* START EXTRACTED DATA *

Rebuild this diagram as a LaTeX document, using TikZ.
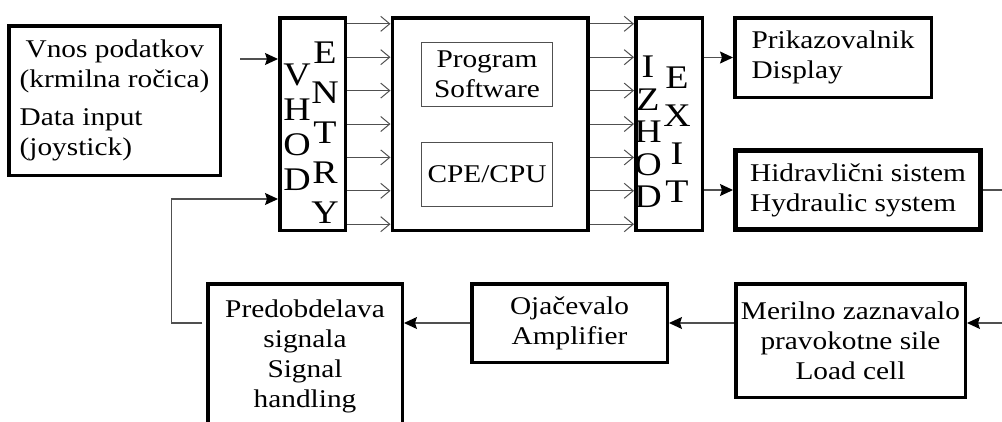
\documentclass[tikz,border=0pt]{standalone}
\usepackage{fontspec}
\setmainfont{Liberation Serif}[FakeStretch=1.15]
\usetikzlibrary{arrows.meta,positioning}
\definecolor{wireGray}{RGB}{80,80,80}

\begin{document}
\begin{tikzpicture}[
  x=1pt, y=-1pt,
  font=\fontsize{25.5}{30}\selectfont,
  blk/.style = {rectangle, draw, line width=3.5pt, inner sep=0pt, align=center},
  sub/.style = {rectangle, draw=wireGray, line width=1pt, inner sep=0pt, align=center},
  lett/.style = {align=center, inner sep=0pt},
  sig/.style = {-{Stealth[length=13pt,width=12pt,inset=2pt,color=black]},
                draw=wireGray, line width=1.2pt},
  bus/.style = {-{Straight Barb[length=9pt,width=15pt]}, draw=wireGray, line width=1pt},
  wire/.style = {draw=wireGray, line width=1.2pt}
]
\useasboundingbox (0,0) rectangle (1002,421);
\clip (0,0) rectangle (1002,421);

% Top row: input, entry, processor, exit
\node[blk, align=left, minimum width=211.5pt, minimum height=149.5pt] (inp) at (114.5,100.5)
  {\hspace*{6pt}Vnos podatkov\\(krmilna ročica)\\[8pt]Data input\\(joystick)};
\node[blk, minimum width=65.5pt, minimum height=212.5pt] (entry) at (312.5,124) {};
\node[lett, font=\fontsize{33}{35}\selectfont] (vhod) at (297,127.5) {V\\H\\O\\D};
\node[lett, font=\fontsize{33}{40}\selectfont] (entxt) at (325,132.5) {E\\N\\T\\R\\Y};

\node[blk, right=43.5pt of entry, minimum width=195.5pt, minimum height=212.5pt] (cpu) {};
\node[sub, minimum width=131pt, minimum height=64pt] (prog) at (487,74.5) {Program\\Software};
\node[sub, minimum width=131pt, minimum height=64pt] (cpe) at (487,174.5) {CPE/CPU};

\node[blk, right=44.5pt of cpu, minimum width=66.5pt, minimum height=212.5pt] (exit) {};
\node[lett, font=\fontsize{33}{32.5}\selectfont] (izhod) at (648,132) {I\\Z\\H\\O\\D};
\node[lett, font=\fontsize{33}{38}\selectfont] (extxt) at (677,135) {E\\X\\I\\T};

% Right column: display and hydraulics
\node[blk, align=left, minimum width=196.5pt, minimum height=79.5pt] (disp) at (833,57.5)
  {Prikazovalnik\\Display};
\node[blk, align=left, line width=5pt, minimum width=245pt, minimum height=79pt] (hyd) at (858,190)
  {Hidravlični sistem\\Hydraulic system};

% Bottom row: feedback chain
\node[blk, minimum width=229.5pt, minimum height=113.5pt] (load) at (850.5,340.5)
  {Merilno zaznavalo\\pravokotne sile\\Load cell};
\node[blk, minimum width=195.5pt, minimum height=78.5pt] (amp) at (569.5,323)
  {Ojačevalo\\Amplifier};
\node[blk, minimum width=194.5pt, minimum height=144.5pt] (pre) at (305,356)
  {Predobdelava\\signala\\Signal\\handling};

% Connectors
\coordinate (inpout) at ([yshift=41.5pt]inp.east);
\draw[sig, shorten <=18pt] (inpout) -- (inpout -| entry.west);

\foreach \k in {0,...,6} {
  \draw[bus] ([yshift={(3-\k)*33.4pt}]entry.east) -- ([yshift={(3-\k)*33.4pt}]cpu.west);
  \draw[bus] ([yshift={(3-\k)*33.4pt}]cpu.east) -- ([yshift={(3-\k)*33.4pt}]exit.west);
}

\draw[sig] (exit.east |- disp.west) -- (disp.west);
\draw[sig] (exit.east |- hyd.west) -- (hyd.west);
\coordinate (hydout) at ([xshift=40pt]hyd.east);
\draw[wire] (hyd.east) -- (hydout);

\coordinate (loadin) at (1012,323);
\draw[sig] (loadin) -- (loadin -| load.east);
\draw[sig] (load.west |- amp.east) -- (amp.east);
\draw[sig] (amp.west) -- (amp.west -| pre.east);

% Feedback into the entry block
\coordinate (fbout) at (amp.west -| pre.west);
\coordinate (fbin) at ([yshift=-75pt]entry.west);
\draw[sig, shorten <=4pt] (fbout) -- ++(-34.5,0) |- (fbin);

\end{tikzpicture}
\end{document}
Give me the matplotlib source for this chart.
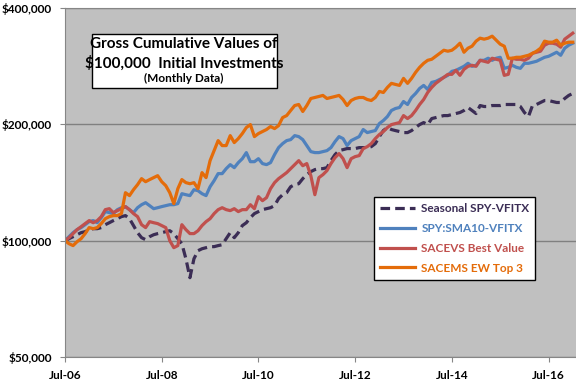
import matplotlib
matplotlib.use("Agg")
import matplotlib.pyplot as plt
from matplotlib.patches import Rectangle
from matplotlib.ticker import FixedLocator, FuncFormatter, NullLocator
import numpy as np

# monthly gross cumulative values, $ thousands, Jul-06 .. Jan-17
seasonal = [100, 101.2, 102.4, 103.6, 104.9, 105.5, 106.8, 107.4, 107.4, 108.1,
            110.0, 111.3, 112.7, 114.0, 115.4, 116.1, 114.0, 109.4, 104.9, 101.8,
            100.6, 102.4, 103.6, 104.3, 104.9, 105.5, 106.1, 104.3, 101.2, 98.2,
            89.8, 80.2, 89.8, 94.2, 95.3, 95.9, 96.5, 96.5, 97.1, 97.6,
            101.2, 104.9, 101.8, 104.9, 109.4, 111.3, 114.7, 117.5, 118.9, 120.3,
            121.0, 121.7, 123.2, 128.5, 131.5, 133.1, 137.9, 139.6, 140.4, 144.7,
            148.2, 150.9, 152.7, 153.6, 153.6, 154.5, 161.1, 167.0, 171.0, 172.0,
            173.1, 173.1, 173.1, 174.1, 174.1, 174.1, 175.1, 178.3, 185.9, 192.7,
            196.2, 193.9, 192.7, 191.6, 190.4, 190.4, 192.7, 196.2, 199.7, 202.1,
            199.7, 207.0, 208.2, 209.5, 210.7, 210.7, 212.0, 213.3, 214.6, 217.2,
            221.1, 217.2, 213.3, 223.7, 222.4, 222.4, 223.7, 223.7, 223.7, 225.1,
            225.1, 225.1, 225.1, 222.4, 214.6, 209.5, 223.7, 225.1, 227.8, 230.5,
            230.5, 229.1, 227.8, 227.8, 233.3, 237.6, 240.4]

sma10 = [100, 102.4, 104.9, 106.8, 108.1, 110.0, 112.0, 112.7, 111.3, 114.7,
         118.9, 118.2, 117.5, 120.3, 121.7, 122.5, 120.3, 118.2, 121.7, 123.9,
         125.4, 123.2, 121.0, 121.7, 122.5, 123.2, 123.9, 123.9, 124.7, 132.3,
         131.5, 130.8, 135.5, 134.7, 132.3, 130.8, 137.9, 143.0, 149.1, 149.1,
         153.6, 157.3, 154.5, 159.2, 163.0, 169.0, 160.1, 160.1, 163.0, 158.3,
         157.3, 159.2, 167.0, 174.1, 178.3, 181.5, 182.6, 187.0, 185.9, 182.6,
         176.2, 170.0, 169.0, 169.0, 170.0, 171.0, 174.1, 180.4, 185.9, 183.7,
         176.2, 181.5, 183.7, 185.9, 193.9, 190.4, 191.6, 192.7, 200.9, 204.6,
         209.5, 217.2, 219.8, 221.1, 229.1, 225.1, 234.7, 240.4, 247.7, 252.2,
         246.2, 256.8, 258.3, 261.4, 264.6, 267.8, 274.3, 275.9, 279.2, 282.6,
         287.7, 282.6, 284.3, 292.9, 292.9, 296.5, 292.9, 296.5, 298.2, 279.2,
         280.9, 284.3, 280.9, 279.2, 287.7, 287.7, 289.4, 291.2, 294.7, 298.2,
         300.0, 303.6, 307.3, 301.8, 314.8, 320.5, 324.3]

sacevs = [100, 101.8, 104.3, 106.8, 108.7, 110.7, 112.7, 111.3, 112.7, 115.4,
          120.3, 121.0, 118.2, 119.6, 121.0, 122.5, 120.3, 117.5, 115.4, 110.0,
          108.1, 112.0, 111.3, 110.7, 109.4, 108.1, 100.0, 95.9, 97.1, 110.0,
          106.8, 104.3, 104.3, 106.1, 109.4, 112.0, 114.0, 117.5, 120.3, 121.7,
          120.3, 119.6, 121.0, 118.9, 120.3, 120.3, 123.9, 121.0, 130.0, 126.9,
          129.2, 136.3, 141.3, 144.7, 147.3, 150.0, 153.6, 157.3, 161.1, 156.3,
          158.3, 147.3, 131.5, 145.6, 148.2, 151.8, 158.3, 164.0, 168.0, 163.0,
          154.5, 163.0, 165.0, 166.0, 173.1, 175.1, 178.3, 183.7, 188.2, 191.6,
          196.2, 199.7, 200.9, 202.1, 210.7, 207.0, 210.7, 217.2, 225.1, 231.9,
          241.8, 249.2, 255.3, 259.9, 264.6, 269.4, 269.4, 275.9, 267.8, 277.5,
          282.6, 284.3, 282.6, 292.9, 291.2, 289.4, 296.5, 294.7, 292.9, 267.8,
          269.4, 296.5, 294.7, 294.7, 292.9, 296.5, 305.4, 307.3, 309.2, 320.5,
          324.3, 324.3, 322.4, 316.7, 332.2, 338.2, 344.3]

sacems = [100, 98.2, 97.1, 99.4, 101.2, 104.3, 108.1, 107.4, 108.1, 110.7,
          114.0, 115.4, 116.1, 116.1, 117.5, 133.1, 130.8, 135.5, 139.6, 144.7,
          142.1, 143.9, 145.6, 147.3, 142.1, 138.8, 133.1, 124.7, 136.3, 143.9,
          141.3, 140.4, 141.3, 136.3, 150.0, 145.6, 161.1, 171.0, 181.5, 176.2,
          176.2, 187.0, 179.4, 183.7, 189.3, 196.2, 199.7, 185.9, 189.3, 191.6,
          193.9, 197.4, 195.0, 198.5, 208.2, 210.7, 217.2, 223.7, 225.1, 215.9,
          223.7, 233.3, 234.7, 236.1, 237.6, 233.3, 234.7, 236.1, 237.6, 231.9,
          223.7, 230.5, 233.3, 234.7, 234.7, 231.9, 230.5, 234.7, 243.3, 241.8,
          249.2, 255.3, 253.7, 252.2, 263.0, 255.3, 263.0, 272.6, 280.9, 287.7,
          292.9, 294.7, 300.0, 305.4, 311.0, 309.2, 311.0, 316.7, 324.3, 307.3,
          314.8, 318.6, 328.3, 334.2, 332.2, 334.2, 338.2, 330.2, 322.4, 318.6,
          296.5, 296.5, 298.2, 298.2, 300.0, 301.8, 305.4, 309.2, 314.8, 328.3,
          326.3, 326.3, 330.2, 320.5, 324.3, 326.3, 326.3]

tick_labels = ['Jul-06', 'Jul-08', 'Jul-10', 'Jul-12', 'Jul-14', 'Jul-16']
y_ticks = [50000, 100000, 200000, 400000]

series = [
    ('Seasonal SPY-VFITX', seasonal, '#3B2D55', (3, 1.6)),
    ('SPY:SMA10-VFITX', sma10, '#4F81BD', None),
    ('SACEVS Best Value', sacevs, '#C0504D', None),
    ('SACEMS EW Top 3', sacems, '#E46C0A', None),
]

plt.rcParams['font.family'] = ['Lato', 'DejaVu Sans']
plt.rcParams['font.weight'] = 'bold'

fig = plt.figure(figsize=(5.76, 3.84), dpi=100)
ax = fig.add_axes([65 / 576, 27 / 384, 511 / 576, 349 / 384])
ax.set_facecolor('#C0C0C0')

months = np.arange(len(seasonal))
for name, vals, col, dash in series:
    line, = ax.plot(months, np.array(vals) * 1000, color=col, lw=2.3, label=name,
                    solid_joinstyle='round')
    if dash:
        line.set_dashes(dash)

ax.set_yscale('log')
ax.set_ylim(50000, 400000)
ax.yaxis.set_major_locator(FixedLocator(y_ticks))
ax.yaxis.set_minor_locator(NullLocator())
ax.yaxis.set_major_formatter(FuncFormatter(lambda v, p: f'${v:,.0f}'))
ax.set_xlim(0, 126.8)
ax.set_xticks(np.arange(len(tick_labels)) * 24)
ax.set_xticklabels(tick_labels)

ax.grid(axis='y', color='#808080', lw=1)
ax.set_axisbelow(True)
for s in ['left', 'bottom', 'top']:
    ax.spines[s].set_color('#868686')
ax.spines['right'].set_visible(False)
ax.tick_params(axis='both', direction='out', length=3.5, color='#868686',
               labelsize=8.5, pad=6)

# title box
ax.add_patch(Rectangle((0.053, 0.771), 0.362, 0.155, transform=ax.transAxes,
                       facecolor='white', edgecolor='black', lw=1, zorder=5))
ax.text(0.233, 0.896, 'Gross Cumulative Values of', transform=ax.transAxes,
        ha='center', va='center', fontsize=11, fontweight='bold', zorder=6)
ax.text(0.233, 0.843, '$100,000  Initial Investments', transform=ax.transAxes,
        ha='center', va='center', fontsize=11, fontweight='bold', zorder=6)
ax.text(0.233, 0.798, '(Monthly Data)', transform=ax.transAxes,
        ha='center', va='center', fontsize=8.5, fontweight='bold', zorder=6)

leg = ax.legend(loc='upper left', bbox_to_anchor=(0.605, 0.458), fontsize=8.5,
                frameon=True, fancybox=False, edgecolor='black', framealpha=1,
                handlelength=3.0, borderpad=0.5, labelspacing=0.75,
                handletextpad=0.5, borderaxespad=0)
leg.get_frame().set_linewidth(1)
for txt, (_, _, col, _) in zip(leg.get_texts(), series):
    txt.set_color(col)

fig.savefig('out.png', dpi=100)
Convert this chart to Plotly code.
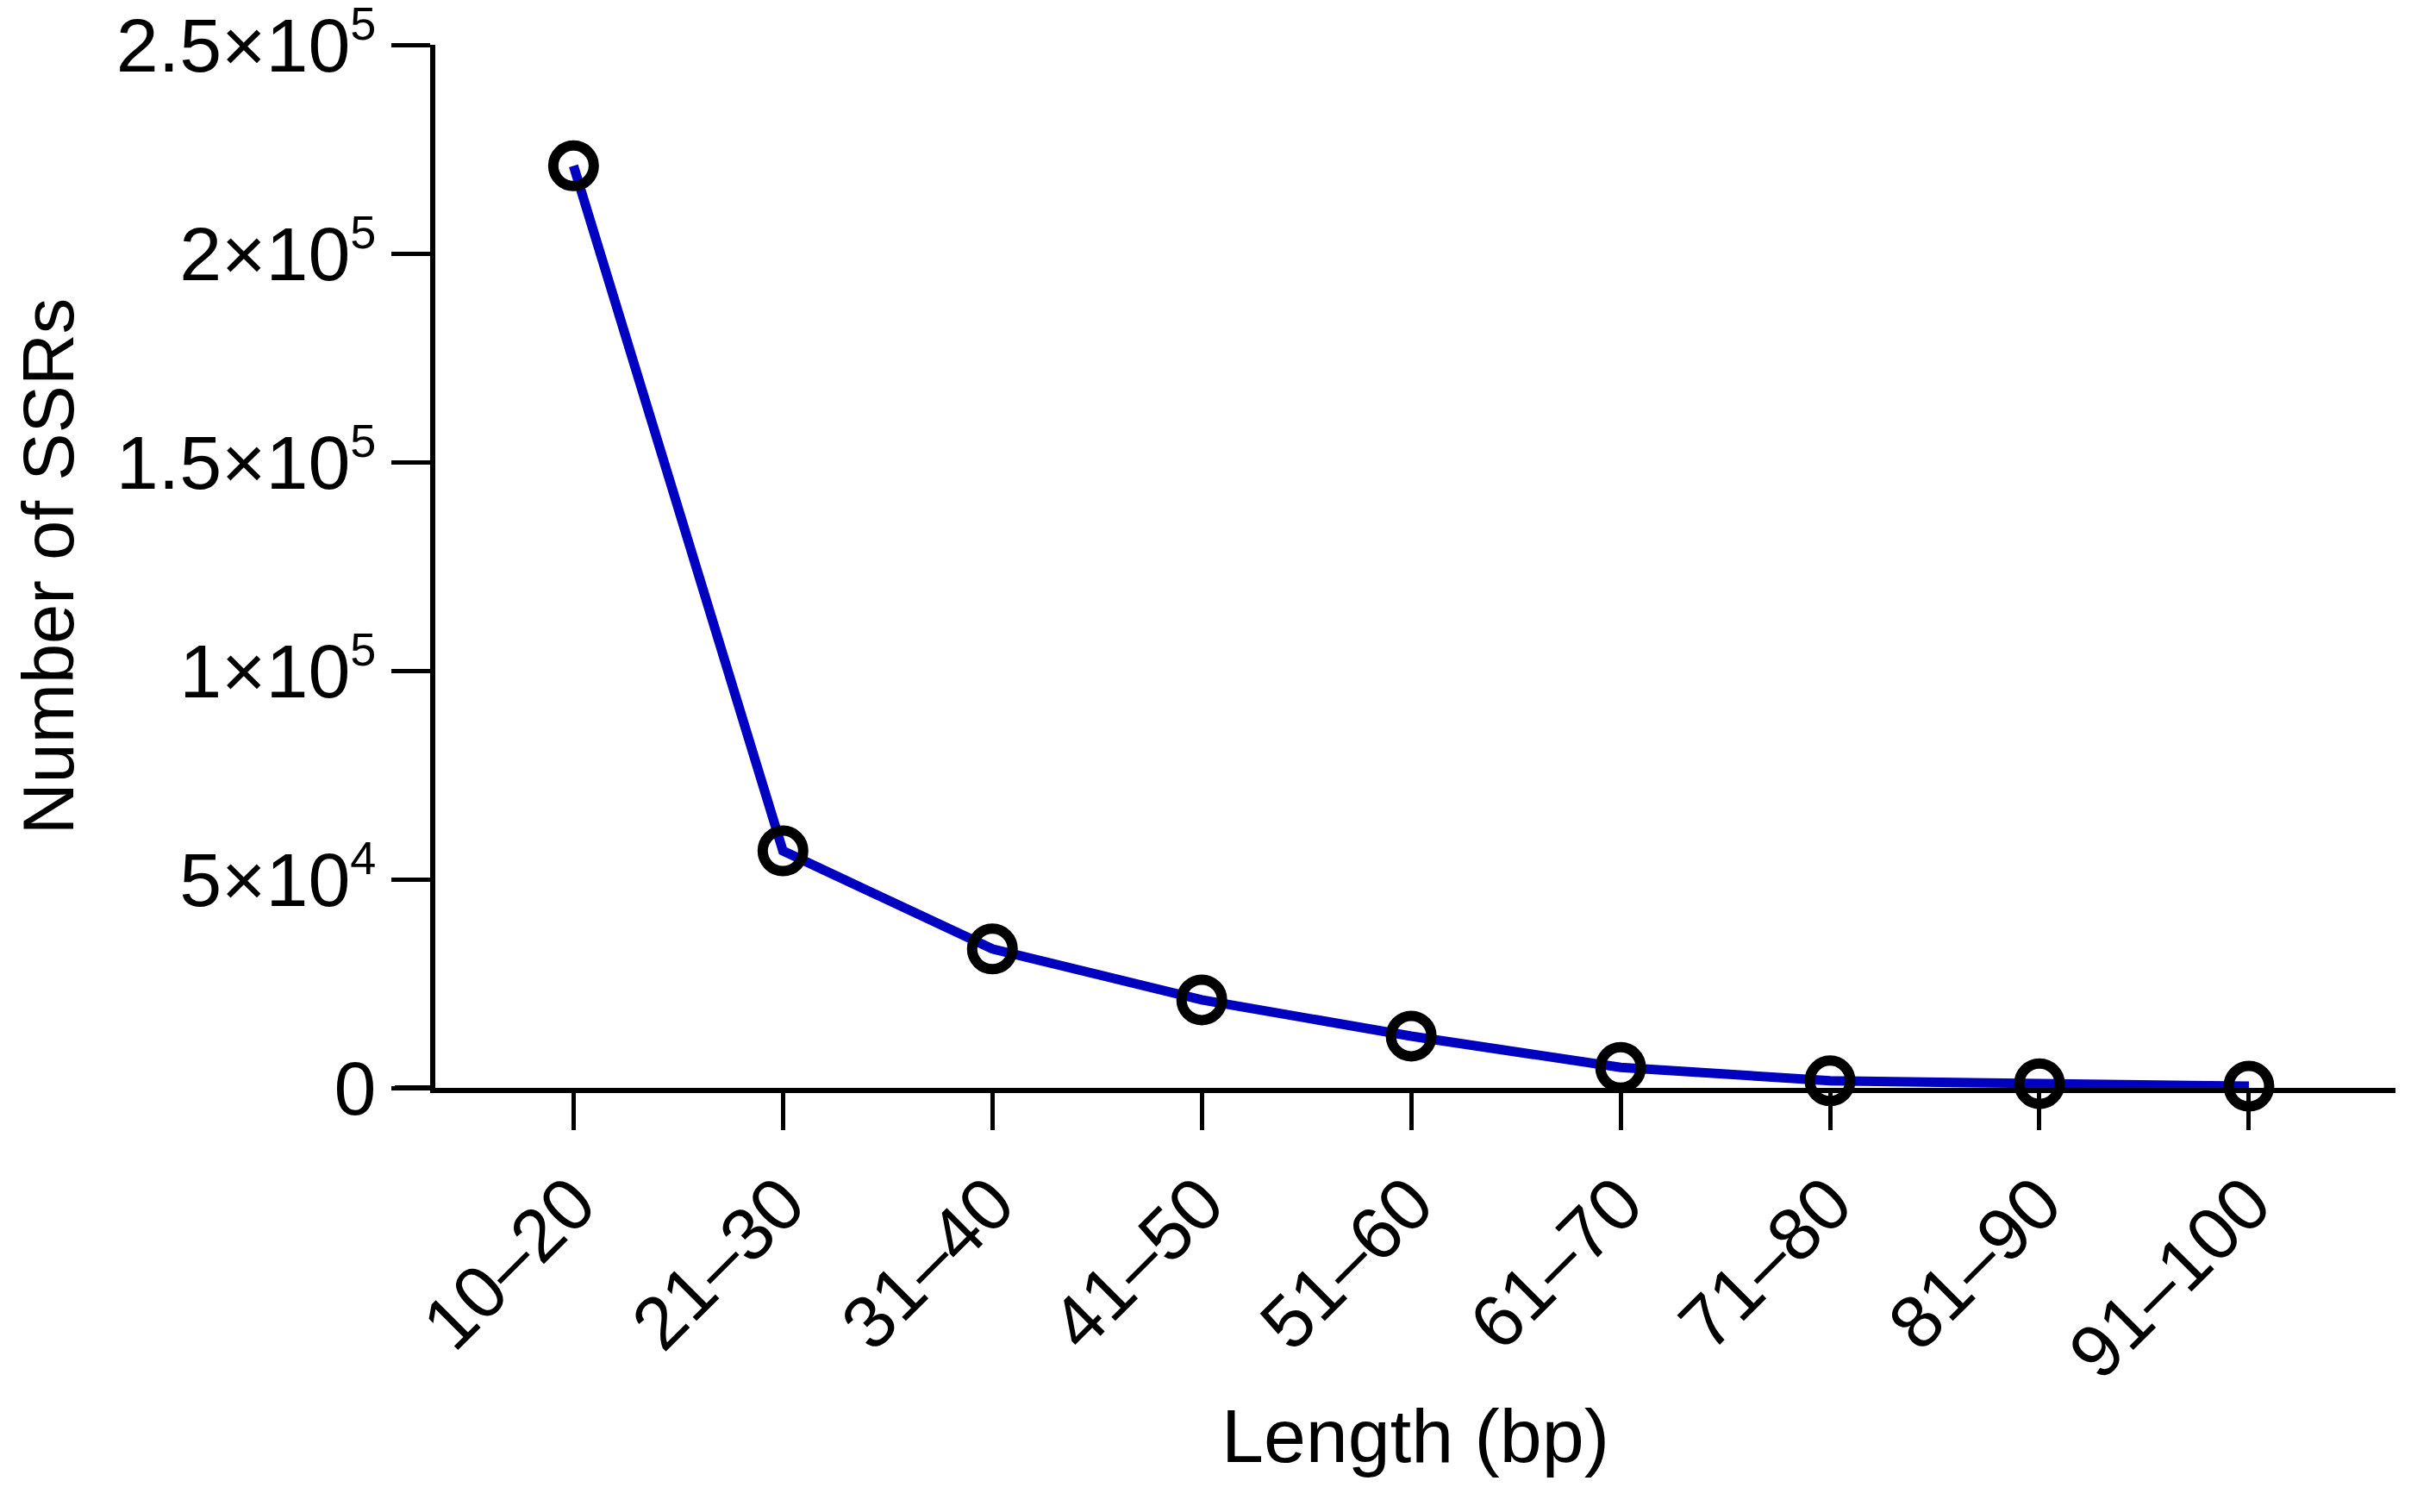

* END EXTRACTED DATA *

GOAL:
Your task is to reproduce only the lines from the one with "Give me the matplotlib source for this chart." through the one with "import numpy as np", keeping both ends. Skip every picture.

EXERCISE ANSWER:
Give me the matplotlib source for this chart.
import matplotlib
matplotlib.use("Agg")
import matplotlib.pyplot as plt
from matplotlib.patches import Rectangle
from matplotlib.ticker import FixedLocator, FuncFormatter, NullLocator
import numpy as np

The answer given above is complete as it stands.